Godard made close to a 100 films in a career spanning seven decades and worked until the age of 89, outliving all contemporaries. Adieu Godard is every bit Godardian in its flavour by essentially remaining non-conformist and non-rigid in form and impromptu in delivery. Twenty minutes into the film, Bhattacharyya, skilfully, but suddenly, yanks us out of a black-and-white narrative into a colour scheme in which Shilpa, Ananda’s daughter, is seen telling her father’s story to her boyfriend. The dialogues, delivered in a conversational tone, are short, impactful and engaging as they revolve around discussions on life, sex and cinema, thereby tickling the viewer’s intellectual curiosity. Said Bhattacharyya, ”I have always admired Godard for standing up to the hegemony of classical Hollywood, the studio system and also hegemony related to copyright laws. He is, perhaps, the most radical of all filmmakers of his time. He impressed upon me in so many ways that if one was to deep dive into the subtext of my films, one would find him in so many ways. One of the foremost lessons I took from him was to not live by the rule book, and to shoot to nurture my instincts.” Bhattacharyya joins a long list of filmmakers from Indian cinema who have been inspired by Godard’s freethinking values and principles. According to Adieu Godard’s producer Swastik Choudhury, Anurag Kashyap’s films like Gulaal, Dev.D and Black Friday are testimony to Godard’s break-the-rules kind of cinema.

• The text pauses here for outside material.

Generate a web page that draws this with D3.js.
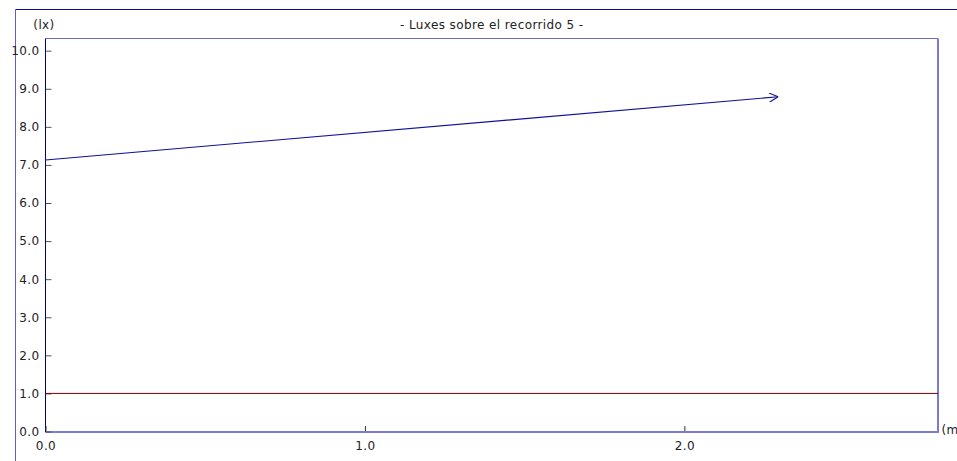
<!DOCTYPE html>
<html>
<head>
<meta charset="utf-8">
<script src="https://cdn.jsdelivr.net/npm/d3@7"></script>
<style>
  html, body { margin: 0; padding: 0; background: #fff; }
  svg { display: block; }
  text { font-family: "DejaVu Sans", Verdana, sans-serif; fill: #222; letter-spacing: 0.4px; }
</style>
</head>
<body>
<svg id="chart" width="957" height="461"></svg>
<script>
// ---- data ----
const title = "- Luxes sobre el recorrido 5 -";
const yUnit = "(lx)";
const xUnit = "(m)";
const yTicks = [0, 1, 2, 3, 4, 5, 6, 7, 8, 9, 10];
const xTicks = [0, 1, 2];
const pathX = [0, 2.294];
const pathY = [7.13, 8.79];
const thresholdX = [0, 2.794];
const thresholdY = [1.0, 1.0];
const xDomain = [0, 2.794];
const yDomain = [0, 10.32];

// ---- layout ----
const svg = d3.select("#chart");
const pLeft = 45.5, pRight = 938, pTop = 38.5, pBottom = 431.5;

const x = d3.scaleLinear().domain(xDomain).range([pLeft, pRight]);
const y = d3.scaleLinear().domain(yDomain).range([pBottom, pTop]);

// outer frame
svg.append("line").attr("x1", 15.5).attr("x2", 957).attr("y1", 9.5).attr("y2", 9.5)
  .attr("stroke", "#0a0a9c").attr("stroke-width", 1);
svg.append("line").attr("x1", 15.5).attr("x2", 15.5).attr("y1", 9.5).attr("y2", 461)
  .attr("stroke", "#5c5cd0").attr("stroke-width", 1);

// title
svg.append("text").attr("x", (pLeft + pRight) / 2).attr("y", 29)
  .attr("text-anchor", "middle").style("font-size", "12px").text(title);
svg.append("text").attr("x", 44).attr("y", 29)
  .attr("text-anchor", "middle").style("font-size", "12px").text(yUnit);
svg.append("text").attr("x", 941.5).attr("y", 433.5)
  .attr("text-anchor", "start").style("font-size", "12px").text(xUnit);

// plot frame (top/right/bottom)
svg.append("line").attr("x1", pLeft).attr("x2", pRight).attr("y1", pTop).attr("y2", pTop)
  .attr("stroke", "#6a6ad2").attr("stroke-width", 1);
svg.append("line").attr("x1", pRight).attr("x2", pRight).attr("y1", pTop).attr("y2", 433)
  .attr("stroke", "#7b7bd6").attr("stroke-width", 2);
svg.append("line").attr("x1", pLeft).attr("x2", pRight + 1).attr("y1", 432).attr("y2", 432)
  .attr("stroke", "#7b7bd6").attr("stroke-width", 2);

// y axis
const yAxis = d3.axisRight(y).tickValues(yTicks).tickSize(6).tickFormat(d3.format(".1f"));
const gy = svg.append("g").attr("transform", `translate(${pLeft},0)`).call(yAxis);
gy.select(".domain").remove();
gy.selectAll(".tick line").attr("stroke", "#555").attr("stroke-width", 1);
gy.selectAll(".tick text").attr("x", -6).attr("text-anchor", "end")
  .style("font-size", "12px").style("font-family", "DejaVu Sans, Verdana, sans-serif")
  .attr("fill", "#222");
svg.append("line").attr("x1", pLeft).attr("x2", pLeft).attr("y1", pTop).attr("y2", 432)
  .attr("stroke", "#000080").attr("stroke-width", 1);

// x axis
const xAxis = d3.axisTop(x).tickValues(xTicks).tickSize(5).tickFormat(d3.format(".1f"));
const gx = svg.append("g").attr("transform", `translate(0,431)`).call(xAxis);
gx.select(".domain").remove();
gx.selectAll(".tick line").attr("stroke", "#333").attr("stroke-width", 1);
gx.selectAll(".tick text").attr("y", 19).attr("dy", 0)
  .style("font-size", "12px").style("font-family", "DejaVu Sans, Verdana, sans-serif")
  .attr("fill", "#222");

// threshold line
const line = d3.line().x(d => x(d[0])).y(d => y(d[1]));
svg.append("path").datum(d3.zip(thresholdX, thresholdY))
  .attr("d", line).attr("fill", "none").attr("stroke", "#7a0000").attr("stroke-width", 1);

// arrow marker
svg.append("defs").append("marker")
  .attr("id", "arrow").attr("viewBox", "0 0 10 10").attr("refX", 10).attr("refY", 5)
  .attr("markerWidth", 10).attr("markerHeight", 10).attr("markerUnits", "userSpaceOnUse")
  .attr("orient", "auto")
  .append("path").attr("d", "M1,0.5 L10,5 L1,9.5").attr("fill", "none")
  .attr("stroke", "#10109a").attr("stroke-width", 1.1);

// route line
svg.append("path").datum(d3.zip(pathX, pathY))
  .attr("d", line).attr("fill", "none").attr("stroke", "#10109a").attr("stroke-width", 1.1)
  .attr("marker-end", "url(#arrow)");
</script>
</body>
</html>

Director Kamal Swaroop’s Om-Dar-B-Dar, a post modernist film from 1988, produced by the National Film Development Corporation of India, is said to have been influenced and inspired by Godard and his free-spirited, restless and dramatically intense stories. A cult classic, Swaroop’s film was way ahead of its times. Its music was out-of-the-box. There was no set narrative, and, yet, one could feel the magic realism peppered with cheeky humour. The plot flourished in its crudeness and the dialogues were snappy.

From the 1960s, right through the 1990s, and the millennium, Godard’s contemporaries in India—Mani Kaul, Kumar Shahani, Satyajit Ray, Adoor Gopalakrishnan, Mrinal Sen and Ritwik Ghatak—were taking notes from France to usher in a wave of the country’s own parallel cinema, when one after the other of Godard’s pathbreaking films hit the box office.

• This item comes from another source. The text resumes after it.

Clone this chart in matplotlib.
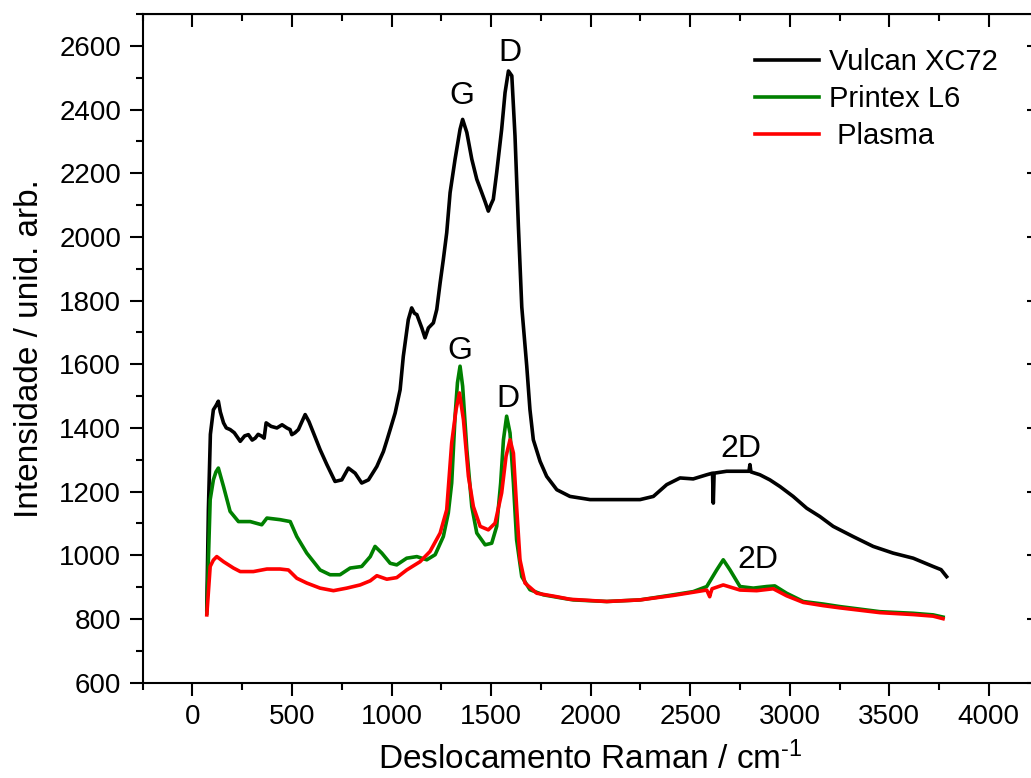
import matplotlib; matplotlib.use('Agg')
import matplotlib.pyplot as plt
from matplotlib.ticker import MultipleLocator

plt.rcParams['font.family'] = ['Liberation Sans', 'DejaVu Sans']
plt.rcParams['mathtext.fontset'] = 'custom'
plt.rcParams['mathtext.rm'] = 'Liberation Sans'
plt.rcParams['mathtext.it'] = 'Liberation Sans'

# --- spectra (Raman shift cm-1, intensity a.u.) ---
vulcan_x = [72, 80, 90, 105, 118, 130, 140, 156, 170, 189, 210, 240, 262, 281, 300, 315, 330, 348, 360, 370,
            395, 424, 450, 474, 490, 499, 515, 532, 550, 566, 585, 608, 641, 675, 716, 750, 783, 817, 850, 884,
            926, 959, 976, 993, 1018, 1043, 1059, 1084, 1101, 1115, 1127, 1152, 1168, 1185, 1210, 1227, 1244,
            1260, 1277, 1294, 1319, 1344, 1357, 1378, 1403, 1428, 1453, 1470, 1486, 1498, 1511, 1528, 1553,
            1570, 1587, 1604, 1620, 1637, 1654, 1679, 1695, 1712, 1746, 1779, 1830, 1896, 1997, 2081, 2164,
            2248, 2315, 2382, 2449, 2515, 2583, 2612, 2616, 2620, 2683, 2750, 2795, 2800, 2805, 2850, 2900,
            2951, 3017, 3085, 3151, 3218, 3318, 3419, 3519, 3620, 3720, 3760, 3788]
vulcan_y = [830, 1143, 1380, 1457, 1470, 1484, 1450, 1416, 1400, 1395, 1385, 1358, 1375, 1379, 1362, 1368,
            1380, 1374, 1368, 1416, 1405, 1400, 1410, 1400, 1395, 1379, 1385, 1395, 1420, 1442, 1420, 1384,
            1332, 1285, 1232, 1237, 1274, 1258, 1227, 1237, 1279, 1326, 1360, 1395, 1447, 1520, 1625, 1740,
            1777, 1760, 1756, 1714, 1683, 1714, 1730, 1772, 1856, 1929, 2013, 2139, 2244, 2338, 2369, 2328,
            2244, 2181, 2139, 2110, 2081, 2100, 2118, 2202, 2338, 2453, 2521, 2506, 2317, 2034, 1780, 1594,
            1458, 1363, 1295, 1248, 1206, 1185, 1175, 1175, 1175, 1175, 1185, 1222, 1243, 1240, 1253, 1258,
            1164, 1258, 1264, 1264, 1264, 1285, 1262, 1253, 1237, 1216, 1185, 1148, 1122, 1091, 1059, 1028,
            1007, 991, 965, 955, 933]

printex_x = [72, 89, 105, 118, 130, 156, 189, 231, 290, 348, 374, 440, 491, 524, 574, 641, 691, 741, 792,
             850, 893, 917, 951, 993, 1026, 1076, 1127, 1177, 1219, 1260, 1285, 1302, 1319, 1331, 1344, 1357,
             1378, 1403, 1428, 1470, 1503, 1528, 1548, 1562, 1578, 1595, 1612, 1628, 1654, 1695, 1762, 1863,
             1913, 2081, 2248, 2415, 2515, 2583, 2633, 2666, 2700, 2750, 2817, 2884, 2925, 2984, 3068, 3168,
             3252, 3453, 3620, 3720, 3770]
printex_y = [818, 1175, 1237, 1262, 1274, 1216, 1138, 1106, 1106, 1096, 1117, 1112, 1106, 1059, 1007, 954,
             939, 939, 960, 965, 996, 1028, 1007, 975, 970, 991, 996, 986, 1002, 1059, 1133, 1227, 1437, 1542,
             1594, 1531, 1332, 1153, 1070, 1033, 1038, 1091, 1227, 1363, 1437, 1384, 1227, 1049, 933, 892, 876,
             865, 860, 855, 860, 876, 886, 902, 954, 986, 954, 902, 897, 902, 904, 881, 855, 847, 839, 823,
             818, 813, 806]

plasma_x = [72, 89, 105, 122, 156, 206, 240, 306, 374, 440, 482, 524, 574, 641, 708, 775, 842, 893, 926,
            976, 1026, 1076, 1143, 1193, 1244, 1277, 1302, 1324, 1341, 1361, 1386, 1411, 1445, 1486, 1520, 1553,
            1575, 1595, 1612, 1628, 1645, 1670, 1729, 1830, 1896, 2081, 2248, 2415, 2515, 2583, 2598, 2602,
            2610, 2666, 2750, 2834, 2917, 2984, 3068, 3168, 3252, 3453, 3620, 3720, 3770]
plasma_y = [813, 965, 985, 996, 980, 960, 949, 949, 957, 957, 954, 928, 913, 897, 889, 897, 907, 920, 936,
            925, 930, 954, 980, 1012, 1070, 1143, 1353, 1458, 1510, 1426, 1248, 1153, 1091, 1080, 1101, 1196,
            1311, 1363, 1321, 1153, 986, 913, 881, 870, 862, 855, 860, 874, 884, 891, 870, 880, 895, 907, 891,
            889, 895, 873, 852, 842, 835, 820, 814, 809, 801]

peak_labels = ['G', 'D', 'G', 'D', '2D', '2D']
peak_x = [1352, 1595, 1344, 1587, 2755, 2842]
peak_y = [2443, 2576, 1641, 1491, 1334, 986]

fig = plt.figure(figsize=(10.31, 7.78), dpi=100)
ax = fig.add_axes([0.1384, 0.1225, 0.869, 0.8595])

ax.plot(vulcan_x, vulcan_y, color='black', lw=2.6, label='Vulcan XC72')
ax.plot(printex_x, printex_y, color='#008000', lw=2.6, label='Printex L6')
ax.plot(plasma_x, plasma_y, color='#ff0000', lw=2.6, label=' Plasma')

for lab, px, py in zip(peak_labels, peak_x, peak_y):
    ax.text(px, py, lab, fontsize=23, ha='center', va='center')

ax.set_xlim(-250, 4250); ax.set_ylim(600, 2700)
ax.xaxis.set_major_locator(MultipleLocator(500)); ax.xaxis.set_minor_locator(MultipleLocator(250))
ax.yaxis.set_major_locator(MultipleLocator(200)); ax.yaxis.set_minor_locator(MultipleLocator(100))
ax.tick_params(which='both', direction='out', width=1.5, labelsize=20)
ax.tick_params(which='major', length=9.5, pad=6)
ax.tick_params(which='minor', length=5)
for s in ax.spines.values(): s.set_linewidth(1.5)

# top/right ticks point inward (Origin style)
top = ax.secondary_xaxis('top')
top.xaxis.set_major_locator(MultipleLocator(500)); top.xaxis.set_minor_locator(MultipleLocator(250))
top.tick_params(which='both', direction='in', width=1.5, labeltop=False)
top.tick_params(which='major', length=9); top.tick_params(which='minor', length=5)
right = ax.secondary_yaxis('right')
right.yaxis.set_major_locator(MultipleLocator(200)); right.yaxis.set_minor_locator(MultipleLocator(100))
right.tick_params(which='both', direction='in', width=1.5, labelright=False)
right.tick_params(which='major', length=9); right.tick_params(which='minor', length=5)

ax.set_xlabel('Deslocamento Raman / cm$^{\\text{-1}}$', fontsize=24, labelpad=8)
ax.set_ylabel('Intensidade / unid. arb.', fontsize=24, labelpad=10)

ax.legend(loc='upper left', bbox_to_anchor=(0.7323, 0.938), bbox_transform=fig.transFigure,
          frameon=False, fontsize=21, handlelength=2.2, handletextpad=0.35, labelspacing=0.3,
          borderpad=0, borderaxespad=0)

fig.savefig('out.png', dpi=100)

Filmmaker Amartya Bhattacharyya Filmmaker Amartya Bhattacharyya

Said Bina Paul, former artistic editor, “Godard’s was avant-garde cinema and he brought in a different perspective to the art. He emphasised that it is not the narrative that is important but the dialectic that emanates from joining image to sound, which creates magic. That, in itself, was so revolutionary at that time and he stuck to it throughout his career. He was self-reflexive, deeply intellectual and humourous. There is no Indian filmmaker who follows his style but we all learnt from him… the nuances… how you cut, where you cut, how you use your camera, that is the lasting influence. Even Satyajit Ray always looked up to him and talked about the influence Godard has had on him.”

Because of his Marxist leanings, Godard had immense following in Malayalam and Bengali cinema of the past decades. Don Palathara’s Everything is Cinema (2021) takes not just its title from Godard’s biography but also his jump cuts, sound designing and ways of immersing and interrupting with the audience’s experience of storytelling. In Kerala the most notable influence of Godard in terms of story comes from the 2017 film, Mayaanadhi, directed and co-produced by Aashiq Abu. Said Bhattacharyya, ”Godard has questioned hegemony and power, and, to me, he is the face against insitution. His films are not orchestrated, his aesthetics are organic, spontaneous and there is a sense of ultra authenticity and candidness in his style…. I think every cinema has taken from him. If you closely observe cinema pre and post-Godard you will find huge differences in form, language and style.”

But it is not easy to follow Godard’s form, said Palathara. “He never wanted people to experience him as a station or airport. Rather, he would ask people to see him as a aeroplane or car in which people take a ride for a while and then get down and proceed on their own journeys.”